The first track of our first album, Beggars Can Be Choosers, and it was pretty much the opening number to our live set for the majority of our gigs over the years. The recording of this album was a complete nightmare, we turned up and our engineer failed to show and after some frantic phone calls it turned up he thought it was the following week, incriminations all round but no proof of who was responsible for the misconception. It was so long ago it doesn’t matter now.
It was the height of summer, it was boiling out, and the studio was full of double glazed windows letting the sunshine, turn the studio into a greenhouse, there was no air conditioning and we were not allowed to open the windows because it would upset the neighbours (this was Hoxton Square we were talking about).
The place was an oven and the guitars kept going out of tune due to the heat. We were meant to play blistering punk rock in this sweltering caldron of bad air. I just wanted to lie on the grass outside and feel the cool breeze, (if there was any) on my face.
So exhausting were the recordings that after we had finished, I fell ill and was bed ridden for four days afterwards. The strain was too much, I hated it.
But, we did manage to make a fine album, through blood sweat and tears.
Wake up as a song was a wakeup call (see what I did there?) to everyone to live life fully every day, against a backdrop of a world that is forever telling us we will fail, that trying is not enough, that succeeding is unlikely and that people that achieve great things, achieve them because they are great and not, ordinary people that become great by achieving great things. It is saying always stretch yourself, always strive to be better, get out of your comfort zone and live!!!
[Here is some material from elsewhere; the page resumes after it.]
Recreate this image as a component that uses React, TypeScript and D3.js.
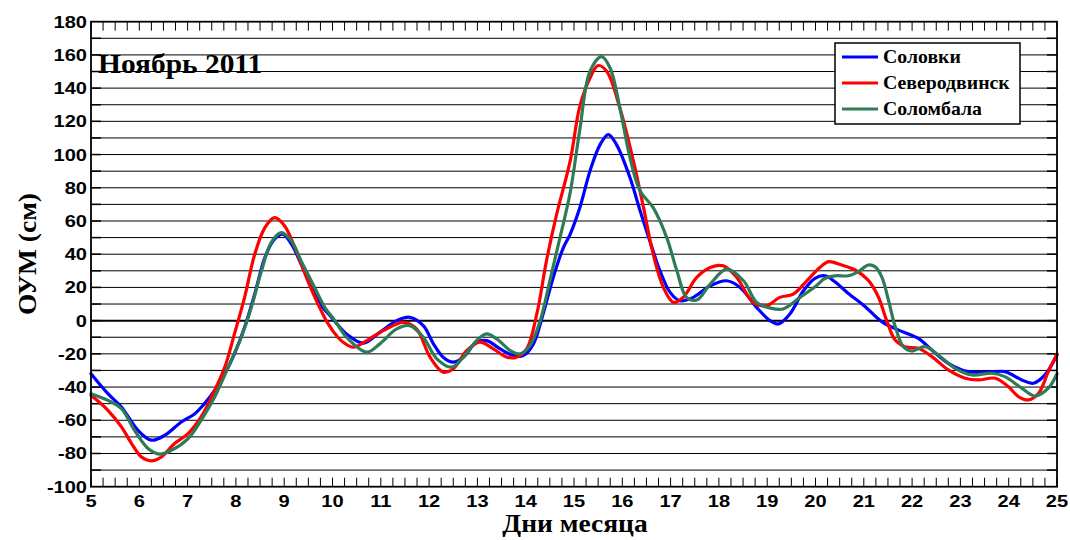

It was also very much an expression of finding myself through punk rock, which rescued me from the hopeless morass of nothing that appeared to be my destiny. I realised that the future is there to be made and not an abstract concept that you are forced kicking and screaming into. That was the lesson I learned, a lesson I tried to pass on though this number.

It also had a very large and very good fanzine named after it created by Dave T.